During testimony at the Attorney General’s Office, Batista declared that JBS made illicit donations to more than 1,800 politicians and public servants of approximately US $153 million in the last five years. JBS documents, however, indicate a total of US $584 million in payments.

The list of payments include those made to three Brazilian presidents — Michel Temer, Dilma Rousseff, and Lula da Silva — plus governors, senators and deputies.

JBS moving its operation from Brazil to the U.S.

According to Batista, Temer received about US $1.4 million in bribes when running for vice president in 2014. Temer would also gain US $147 million over the next 20 years if he could end Petrobras’ monopoly of supplying natural gas to a J&F Group thermoelectric plant.

Thanks to the financial support of BNDES — which became a shareholder of JBS with a 21 percent stake in 2007 — the company made numerous acquisitions especially in the United States, including U.S. firm Swift & Company, as well as Smithfield Foods meat business.

In 2006 (pre-BNDES), JBS revenue was just US $1.3 billion; by 2016 it had risen to US $53.5 billion. As of 2017, JBS USA was the second-largest processor of beef and pork in the United States, while JBS-owned, U.S. based Pilgrim’s Pride was the second-largest poultry company.

The New York Stock Exchange (NYSE). Last December, J&F Group approved a plan for a U.S. initial public offering (IPO) of its JBS Foods International unit on the NYSE. As of 2017, JBS USA was the second-largest processor of beef and pork in the United States, while JBS-owned, U.S. based Pilgrim’s Pride was the second-largest poultry company. JBS seems intent on leaving behind its Brazilian corruption problems, as it moves much of its operations to the United States. Photo by Patxi Moraleda on flickr

A possible reason for the rapid closing of the JBS plea agreement in Brazil is that the heart of the JBS operation is already in the U.S. and the company is keen to push ahead with this bright future, leaving behind its messy Brazilian operations, now of only secondary importance.

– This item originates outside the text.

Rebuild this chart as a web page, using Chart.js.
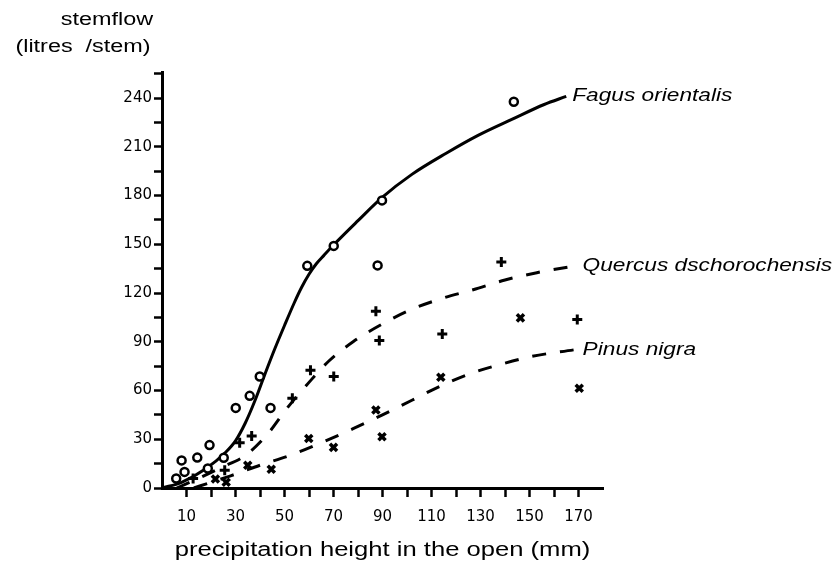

Last December, J&F Group approved a plan for a U.S. initial public offering (IPO) of its JBS Foods International unit on the New York Stock Exchange (NYSE). Companies that operate in the U.S. are subject to the country’s anti-corruption law, and JBS owns 56 meat processing plants in the country, accounting for almost half of its global sales.

The IPO plan, however, has been postponed and may not happen this year. In a conference call with analysts on May 16, Wesley Batista said that the launch will only take place when the subsidiary’s investors consider that the sale will not be affected by the Brazilian Federal Police operations.

Currently the J&F group is the target of five Federal Police operations. The Batista brothers’ fixed residence is in the U.S., which led President Temer to angrily point a finger at accuser Joesley Batista last Saturday, declaring the JBS owner a confessed criminal, who, instead of doing time in prison for corruption, is “freely walking the streets of New York.

So, while the Batista brothers press ahead with their U.S. ventures, back in Brazil Temer’s popularity continues to fall (It is now in the single digits) and his administration struggles to survive. Even before last week’s allegations, President Temer was already facing testimony that he negotiated a $40 million bribe for his Brazilian Democratic Movement Party in 2010. He denies the claims.